Еле заметный кивок. Не согласие, а так… Равнодушное разрешение.
– Договорились. Итак, почтенная госпожа, объясните мне хотя бы, зачем вы сюда пришли?
– Я…
– Не бойтесь, не укушу, – пробую пошутить, чтобы подбодрить Мирриму, но получаю в ответ:
– Лучше бы ты кусался, как дикий зверь!
Ай-вэй, милая, да что с тобой такое?!
– Я не понимаю ровным счетом ничего из ваших слов. Постарайтесь сделать над собой усилие и пролить свет на причину визита, – сухо бросаю в ответ.
– Я хотела посмотреть на тебя… В последний раз.
Занятно. Значит ли это…
– Я больше не хочу иметь с тобой ничего общего.
– Почему?
– Ты сам знаешь.
– Не знаю.
– Ко всему прочему, ты еще и лжец?
– Я так редко лгу, что до сих пор не научился это делать как следует.

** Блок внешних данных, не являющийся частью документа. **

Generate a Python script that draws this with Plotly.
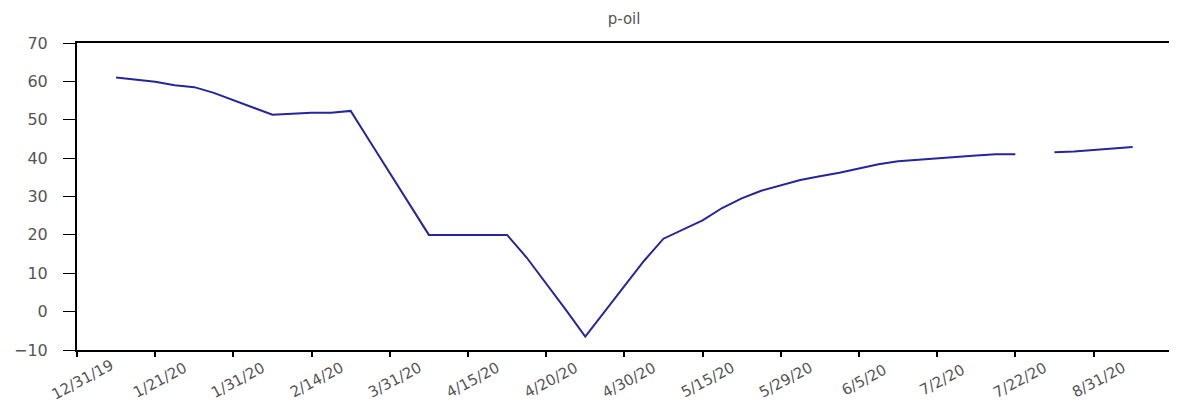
import plotly.graph_objects as go

# Observation index (4 observations per labelled tick interval)
obs = list(range(2, 55))
p_oil = [61.0, 60.5, 59.9, 59.0, 58.5, 57.0, 55.0, 53.2, 51.3, 51.5,
         51.8, 51.8, 52.3, 44.2, 36.2, 28.1, 20.0, 20.0, 20.0, 20.0,
         20.0, 14.1, 7.4, 0.5, -6.5, 0.0, 6.4, 13.2, 19.0, 21.3,
         23.8, 27.0, 29.5, 31.5, 33.0, 34.3, 35.3, 36.2, 37.3, 38.4,
         39.2, 39.6, 40.0, 40.4, 40.7, 41.0, 41.0, None, 41.5, 41.7,
         42.1, 42.5, 42.9]

tick_obs = [0, 4, 8, 12, 16, 20, 24, 28, 32, 36, 40, 44, 48, 52]
tick_labels = ["12/31/19", "1/21/20", "1/31/20", "2/14/20", "3/31/20", "4/15/20",
               "4/20/20", "4/30/20", "5/15/20", "5/29/20", "6/5/20", "7/2/20",
               "7/22/20", "8/31/20"]

fig = go.Figure()
fig.add_trace(go.Scatter(x=obs, y=p_oil, mode="lines",
                         line=dict(color="#26269c", width=2),
                         connectgaps=False, showlegend=False))

for t, lab in zip(tick_obs, tick_labels):
    fig.add_annotation(x=t, y=0, xref="x", yref="paper", text=lab,
                       showarrow=False, textangle=-28, yanchor="middle",
                       xanchor="center", yshift=-30, xshift=5,
                       font=dict(family="DejaVu Sans", size=15, color="#555555"))

fig.update_layout(
    width=1169, height=397,
    margin=dict(l=69, r=0, t=35, b=55),
    paper_bgcolor="white", plot_bgcolor="white",
    title=dict(text="p-oil", x=0.527, xanchor="center", y=0.973, yanchor="middle",
               font=dict(family="DejaVu Sans", size=15, color="#555555")),
    xaxis=dict(range=[0, 56.27], tickvals=tick_obs, ticktext=tick_labels,
               showticklabels=False, showgrid=False, zeroline=False,
               showline=True, linecolor="black", linewidth=2, mirror=True,
               ticks="outside", ticklen=5, tickwidth=2, tickcolor="black"),
    yaxis=dict(range=[-10, 70], dtick=10, tick0=0, showgrid=False, zeroline=False,
               showline=True, linecolor="black", linewidth=2,
               ticks="outside", ticklen=12, tickwidth=1, tickcolor="black",
               ticklabelstandoff=12,
               tickfont=dict(family="DejaVu Sans", size=16, color="#555555")),
)

fig.write_html("out.html")
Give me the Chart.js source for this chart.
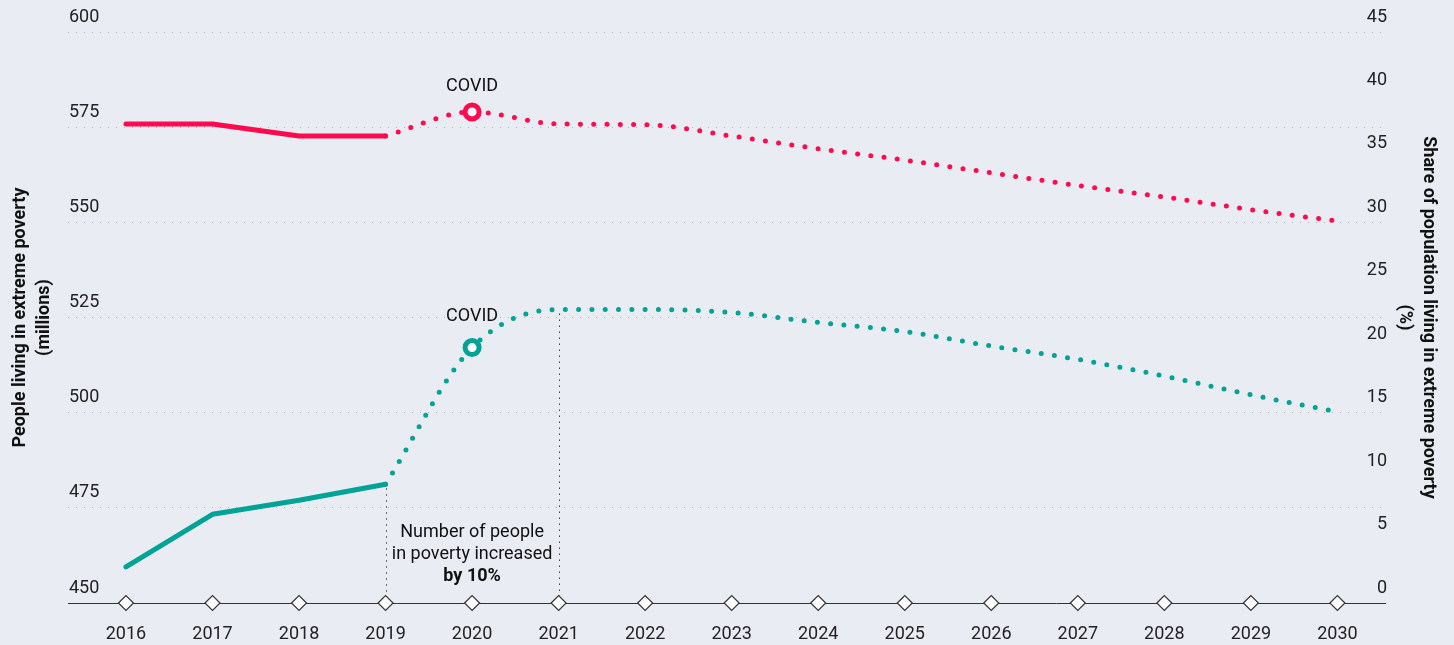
<!DOCTYPE html>
<html>
<head>
<meta charset="utf-8">
<script src="https://cdn.jsdelivr.net/npm/chart.js@4.4.1/dist/chart.umd.min.js"></script>
<style>
  html, body { margin: 0; padding: 0; background: #e9ecf3; }
  #wrap { width: 1454px; height: 645px; position: relative; }
</style>
</head>
<body>
<div id="wrap"><canvas id="chart"></canvas></div>
<script>
const years = [2016, 2017, 2018, 2019, 2020, 2021, 2022, 2023, 2024, 2025, 2026, 2027, 2028, 2029, 2030];
// people living in extreme poverty, millions (left axis)
const peopleMillions = [459.5, 473.3, 477.0, 481.2, 517.1, 527.1, 527.1, 526.3, 523.7, 521.3, 517.5, 514.0, 509.6, 504.7, 500.2];
// share of population in extreme poverty, % (right axis)
const sharePercent = [37.75, 37.75, 36.8, 36.8, 38.7, 37.75, 37.7, 36.8, 35.8, 34.9, 33.9, 32.9, 32.0, 31.0, 30.1];
const peopleTicks = [450, 475, 500, 525, 550, 575, 600];
const shareTicks = [0, 5, 10, 15, 20, 25, 30, 35, 40, 45];
const lastActual = 3;   // 2019, solid up to here, projection after
const covidIndex = 4;   // 2020
const noteLines = ['Number of people', 'in poverty increased', 'by 10%'];

const RED = '#ff0a4e';
const TEAL = '#00a396';
const FONT = 'Roboto, "Noto Sans", sans-serif';

const pts = (vals) => vals.map((v, i) => ({ x: years[i], y: v }));

function solidPart(vals, color, axis) {
  return {
    data: pts(vals).map((p, i) => (i <= lastActual ? p : { x: p.x, y: null })),
    yAxisID: axis,
    borderColor: color,
    borderWidth: 5,
    borderCapStyle: 'round',
    borderJoinStyle: 'round',
    pointRadius: 0,
    tension: 0,
  };
}

function projectedPart(vals, color, axis) {
  return {
    data: pts(vals).map((p, i) => (i >= lastActual ? p : { x: p.x, y: null })),
    yAxisID: axis,
    borderColor: color,
    borderWidth: 5,
    borderCapStyle: 'round',
    borderDash: [0, 13.3],
    cubicInterpolationMode: 'monotone',
    pointRadius: years.map((_, i) => (i === covidIndex ? 7 : 0)),
    pointBackgroundColor: '#ffffff',
    pointBorderColor: color,
    pointBorderWidth: 5,
  };
}

const annotations = {
  id: 'annotations',
  beforeDatasetsDraw(chart) {
    const { ctx, scales } = chart;
    const x = scales.x;
    const y = scales.yPeople;
    ctx.save();
    ctx.strokeStyle = '#444';
    ctx.lineWidth = 1;
    ctx.setLineDash([1.5, 4.5]);
    [lastActual, covidIndex + 1].forEach((i) => {
      const px = Math.round(x.getPixelForValue(years[i])) + 0.5;
      ctx.beginPath();
      ctx.moveTo(px, y.getPixelForValue(peopleMillions[i]) + 4);
      ctx.lineTo(px, y.bottom);
      ctx.stroke();
    });
    ctx.restore();
  },
  afterDatasetsDraw(chart) {
    const { ctx, scales } = chart;
    const x = scales.x;
    const cx = x.getPixelForValue(years[covidIndex]);
    ctx.save();
    ctx.fillStyle = '#111';
    ctx.textAlign = 'center';
    ctx.textBaseline = 'middle';
    ctx.font = `18px ${FONT}`;
    ctx.fillText('COVID', cx, scales.yShare.getPixelForValue(sharePercent[covidIndex]) - 25);
    ctx.fillText('COVID', cx, scales.yPeople.getPixelForValue(peopleMillions[covidIndex]) - 31);

    const nx = (x.getPixelForValue(years[lastActual]) + x.getPixelForValue(years[covidIndex + 1])) / 2;
    const base = scales.yPeople.bottom - 71;
    noteLines.forEach((line, i) => {
      ctx.font = (i === noteLines.length - 1 ? 'bold ' : '') + `18px ${FONT}`;
      ctx.fillText(line, nx, base + i * 22.3);
    });
    ctx.restore();
  },
};

const tickFont = { family: FONT, size: 18 };
const titleFont = { family: FONT, size: 18, weight: 'bold', lineHeight: 1.35 };

new Chart(document.getElementById('chart'), {
  type: 'line',
  data: {
    datasets: [
      {
        data: years.map((v) => ({ x: v, y: peopleTicks[0] })),
        yAxisID: 'yPeople',
        showLine: false,
        pointStyle: 'rectRot',
        pointRadius: 7.5,
        pointBackgroundColor: '#ffffff',
        pointBorderColor: '#333333',
        pointBorderWidth: 1.2,
        clip: false,
      },
      projectedPart(sharePercent, RED, 'yShare'),
      solidPart(sharePercent, RED, 'yShare'),
      projectedPart(peopleMillions, TEAL, 'yPeople'),
      solidPart(peopleMillions, TEAL, 'yPeople'),
    ],
  },
  options: {
    responsive: true,
    maintainAspectRatio: false,
    animation: false,
    events: [],
    layout: { padding: { top: 32 } },
    plugins: { legend: { display: false }, tooltip: { enabled: false } },
    scales: {
      x: {
        type: 'linear',
        min: 2015.33,
        max: 2030.55,
        afterBuildTicks: (s) => { s.ticks = years.map((v) => ({ value: v })); },
        afterFit: (s) => { s.height = 42; },
        grid: { display: false },
        border: { display: true, color: '#333', width: 1 },
        ticks: { padding: 13, color: '#222', font: tickFont, autoSkip: false, maxRotation: 0, callback: (v) => String(v) },
      },
      yPeople: {
        position: 'left',
        min: 450,
        max: 600,
        afterBuildTicks: (s) => { s.ticks = peopleTicks.map((v) => ({ value: v })); },
        afterFit: (s) => { s.width = 68; },
        grid: {
          color: (c) => (c.tick && c.tick.value === peopleTicks[0] ? 'rgba(0,0,0,0)' : '#b0b3ba'),
          lineWidth: 1,
          drawTicks: false,
        },
        border: { display: false, dash: [1, 7] },
        ticks: { mirror: true, padding: 1, labelOffset: -15, color: '#222', font: tickFont, callback: (v) => String(v) },
        title: {
          display: true,
          text: ['People living in extreme poverty', '(millions)'],
          color: '#111',
          font: titleFont,
          padding: { top: 8, bottom: 0 },
        },
      },
      yShare: {
        position: 'right',
        min: 0,
        max: 45,
        afterBuildTicks: (s) => { s.ticks = shareTicks.map((v) => ({ value: v })); },
        afterFit: (s) => { s.width = 69; },
        grid: { display: false, drawTicks: false },
        border: { display: false },
        ticks: { mirror: true, padding: 2, labelOffset: -15, color: '#222', font: tickFont, callback: (v) => String(v) },
        title: {
          display: true,
          text: ['Share of population living in extreme poverty', '(%)'],
          color: '#111',
          font: titleFont,
          padding: { top: 13, bottom: 0 },
        },
      },
    },
  },
  plugins: [annotations],
});
</script>
</body>
</html>
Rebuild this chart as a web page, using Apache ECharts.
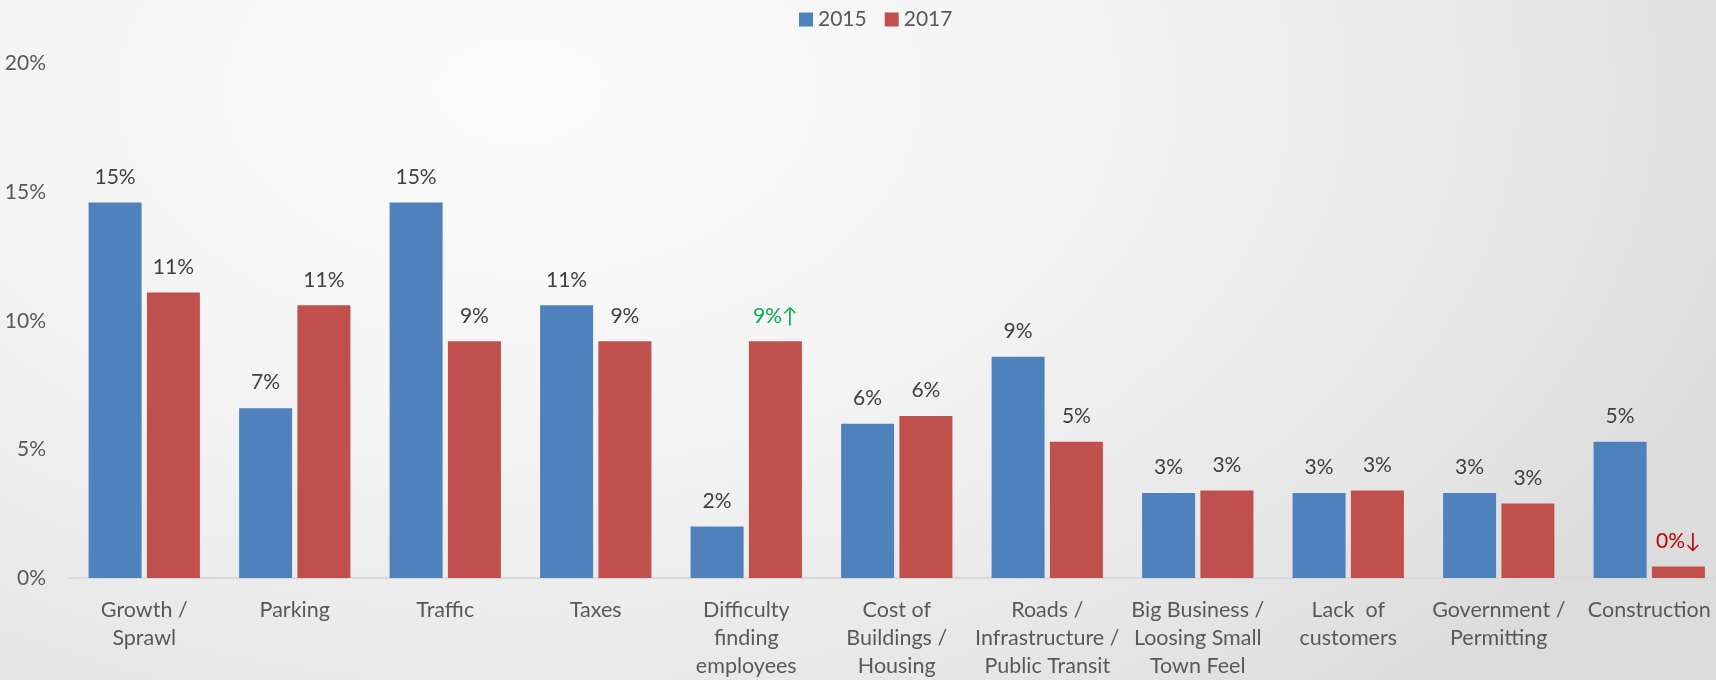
<!DOCTYPE html>
<html>
<head>
<meta charset="utf-8">
<title>Biggest issues facing local business, 2015 vs 2017</title>
<script src="https://cdn.jsdelivr.net/npm/echarts@6/dist/echarts.min.js"></script>
<style>
  html, body { margin: 0; padding: 0; }
  body {
    width: 1716px; height: 680px; overflow: hidden;
    background: radial-gradient(ellipse 1300px 820px at 520px 90px, #fcfcfc 0%, #f3f3f3 45%, #e6e6e6 80%, #dcdcdc 100%);
  }
  #chart { width: 1716px; height: 680px; }
</style>
</head>
<body>
<div id="chart"></div>
<script>
// Issue categories (line breaks as shown under the axis)
const categories = [
  'Growth /\nSprawl',
  'Parking',
  'Traffic',
  'Taxes',
  'Difficulty\nfinding\nemployees',
  'Cost of\nBuildings /\nHousing',
  'Roads /\nInfrastructure /\nPublic Transit',
  'Big Business /\nLoosing Small\nTown Feel',
  'Lack  of\ncustomers',
  'Government /\nPermitting',
  'Construction'
];

// Share of responses, in percent
const values2015 = [14.6, 6.6, 14.6, 10.6, 2.0, 6.0, 8.6, 3.3, 3.3, 3.3, 5.3];
const values2017 = [11.1, 10.6, 9.2, 9.2, 9.2, 6.3, 5.3, 3.4, 3.4, 2.9, 0.45];

// Notable changes flagged on the 2017 labels
const trend2017 = ['', '', '', '', 'up', '', '', '', '', '', 'down'];

const yTicks = [0, 5, 10, 15, 20];

const FONT = 'Lato, "Open Sans", sans-serif';
const BLUE = '#4F81BD';
const RED = '#C0504D';
const arrows = { up: '\u2191', down: '\u2193' };
const trendColors = { up: '#00B050', down: '#C00000' };

const pct = v => Math.round(v) + '%';

const data2017 = values2017.map((v, i) => {
  const t = trend2017[i];
  if (!t) return v;
  return {
    value: v,
    label: {
      color: trendColors[t],
      formatter: p => pct(p.value) + arrows[t]
    }
  };
});

const labelStyle = {
  show: true,
  position: 'top',
  distance: 15,
  fontFamily: FONT,
  fontSize: 21,
  color: '#404040',
  formatter: p => pct(p.value)
};

const chart = echarts.init(document.getElementById('chart'), null, { renderer: 'canvas' });

chart.setOption({
  backgroundColor: 'transparent',
  animation: false,
  legend: {
    top: 4,
    left: 794,
    icon: 'rect',
    itemWidth: 14,
    itemHeight: 14,
    itemGap: 18,
    textStyle: { fontFamily: FONT, fontSize: 21, color: '#595959' },
    data: ['2015', '2017']
  },
  grid: {
    left: 69,
    top: 63.5,
    width: 1655.5,
    height: 514.5,
    containLabel: false,
    outerBoundsMode: 'none'
  },
  xAxis: {
    type: 'category',
    data: categories,
    axisTick: { show: false },
    axisLine: { lineStyle: { color: '#d9d9d9', width: 2 } },
    axisLabel: {
      interval: 0,
      margin: 18,
      fontFamily: FONT,
      fontSize: 21.5,
      lineHeight: 28,
      color: '#595959',
      align: 'center'
    }
  },
  yAxis: {
    type: 'value',
    min: yTicks[0],
    max: yTicks[yTicks.length - 1],
    interval: yTicks[1] - yTicks[0],
    splitLine: { show: false },
    axisLine: { show: false },
    axisTick: { show: false },
    axisLabel: {
      margin: 23,
      fontFamily: FONT,
      fontSize: 21,
      color: '#595959',
      formatter: '{value}%'
    }
  },
  series: [
    {
      name: '2015',
      type: 'bar',
      data: values2015,
      barWidth: 53,
      barGap: '10%',
      itemStyle: { color: BLUE },
      label: labelStyle
    },
    {
      name: '2017',
      type: 'bar',
      data: data2017,
      barWidth: 53,
      barGap: '10%',
      itemStyle: { color: RED },
      label: labelStyle
    }
  ]
});
</script>
</body>
</html>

– Я больше тебе не верю. – Как горько она это говорит…
– Я заслужил такое отношение?
– Да уж…
– Хорошо. Не верьте. Не приходите больше. Я не буду искать встреч с вами, обещаю. Запомните только одно: в том, что я делал прошлой ночью – как бы это ни выглядело – не было ничего предосудительного или преступного. Я старался предотвратить катастрофу.
– Это каким же образом? – Горечь в ее голоске сплетается с едким сарказмом.
– Спросите у более сведущих людей: я плохо умею объяснять.
– Я и так знаю! Ты – чудовище!
– Простите, что прерываю вас, почтенная госпожа, но ответьте все-таки: что вы имеете в виду, когда награждаете меня этим «титулом»?
– Ты… Как это мерзко!
Эмоционально, но туманно. Ничего не получается…
– Шли бы вы домой… Тюрьма – не место для юной девушки.
– Между прочим, Рианна младше меня!
28
Lohassy – прозвище эльфов; самим Лесным народом воспринимается как исключительно обидное. В действительности же означает просто «листоухий оболтус» Существует более мягкий вариант – l’hassy, означающие примерно следующее: «Я знаю, что ты – несносное и глупое существо, но все равно испытываю к тебе симпатию».